Tobacco Budworm Vs. Honey Bee

Please, please, forget to eat our forget-me-nots! 

But it's not going to happen.

So here we are in our Vacaville pollinator garden, looking at the Chinese forget-me-nots. We see honey bees, leafcutter bees, syrphid flies, lady beetles, cabbage white butterflies,  and other critters foraging. It's National Pollinator Week. 

And then we see a pinkish caterpillar munching away on one of the sky-blue blossoms. He's a very hungry caterpillar. Did we say "hungry?" He's ravenous. Absolutely ravenous! 

It's a tobacco budworm, Heliothis virescens, as identified by UC Davis distinguished professor Art Shapiro, an expert on Lepidopterans who has monitored butterfly populations in central California since 1972--and also studies moths. (See his butterfly website.)

In its adult stage, the tobacco budworm will become a moth. (If we let it!)

In its larval stage, it can vary in color from pale green to pink to dark red to maroon, according to a University of Florida entomological fact sheet

"Tobacco budworm is principally a field crop pest, attacking such crops as alfalfa, clover, cotton, flax, soybean, and tobacco," the University of Florida entomologists related. "However, it sometimes attacks such vegetables as cabbage, cantaloupe, lettuce, pea, pepper, pigeon pea, squash, and tomato, especially when cotton or other favored crops are abundant. Tobacco budworm is a common pest of geranium and other flower crops such as ageratum, bird of paradise, chrysanthemum, gardenia, geranium, petunia, mallow, marigold, petunia, snapdragon, strawflower, verbena, and zinnia."

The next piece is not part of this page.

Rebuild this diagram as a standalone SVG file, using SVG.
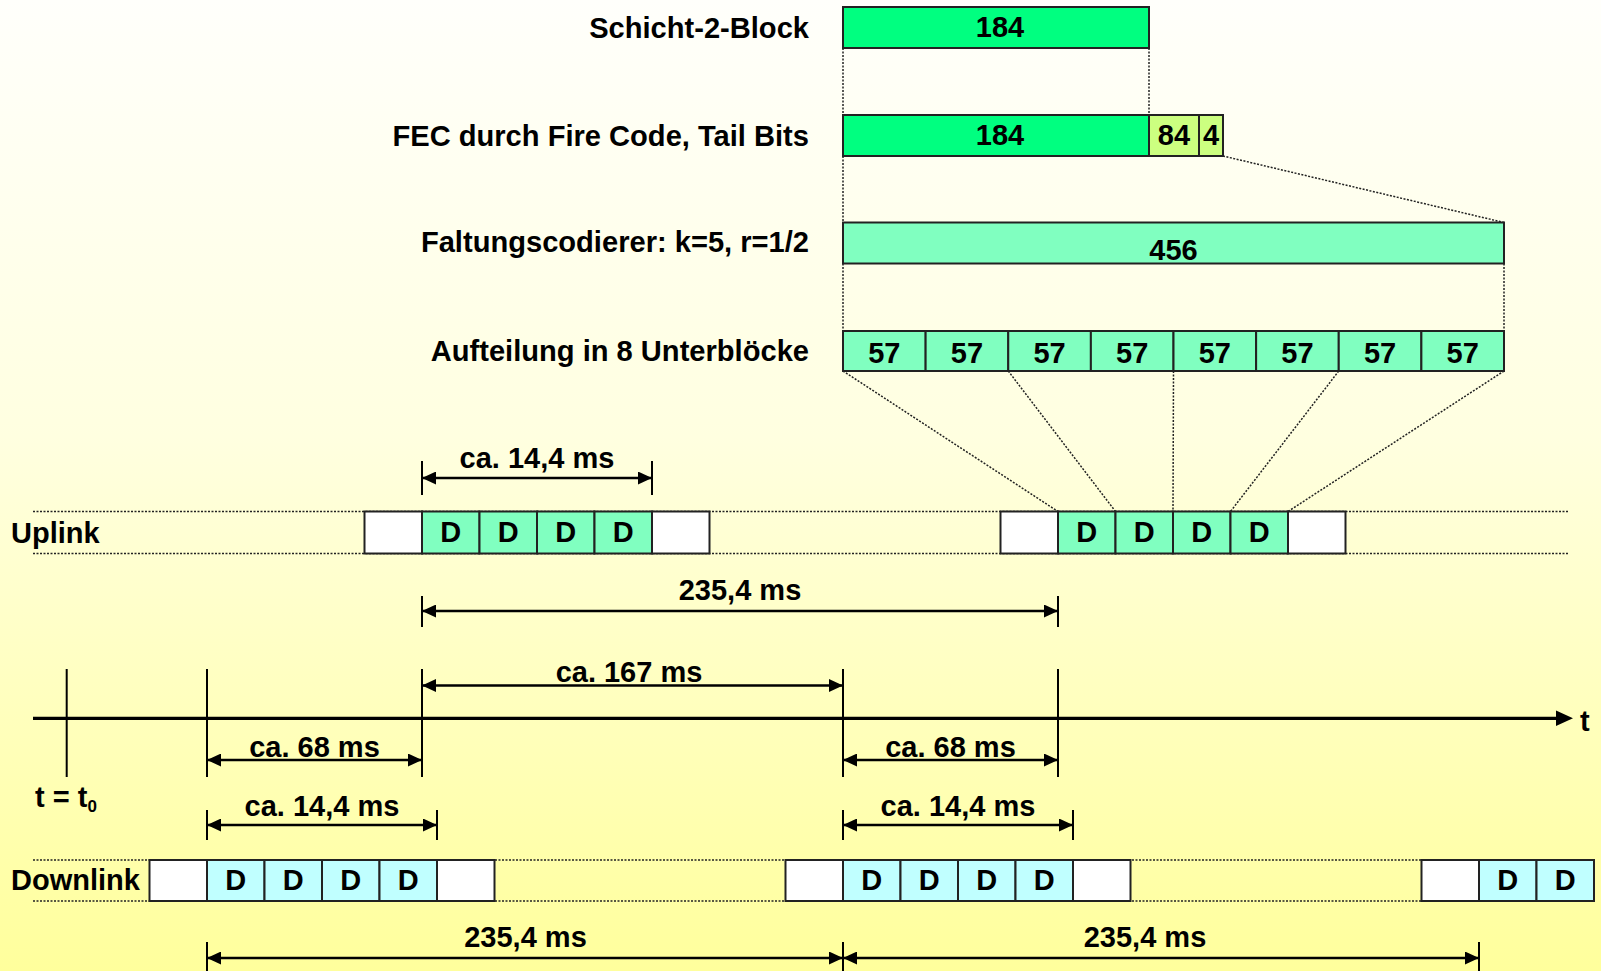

Naturalist-photographer Greg Kareofelas, a Bohart Museum of Entomology associate, remembers rearing one that he plucked from his geraniums a few years ago. We are not going to rear this one. Tobacco budworms are not our buddies.

This afternoon honey bees tried to push the pest away. They did not succeed. 

Tomorrow the California scrub jays nesting and chirping in the cherry laurels probably will!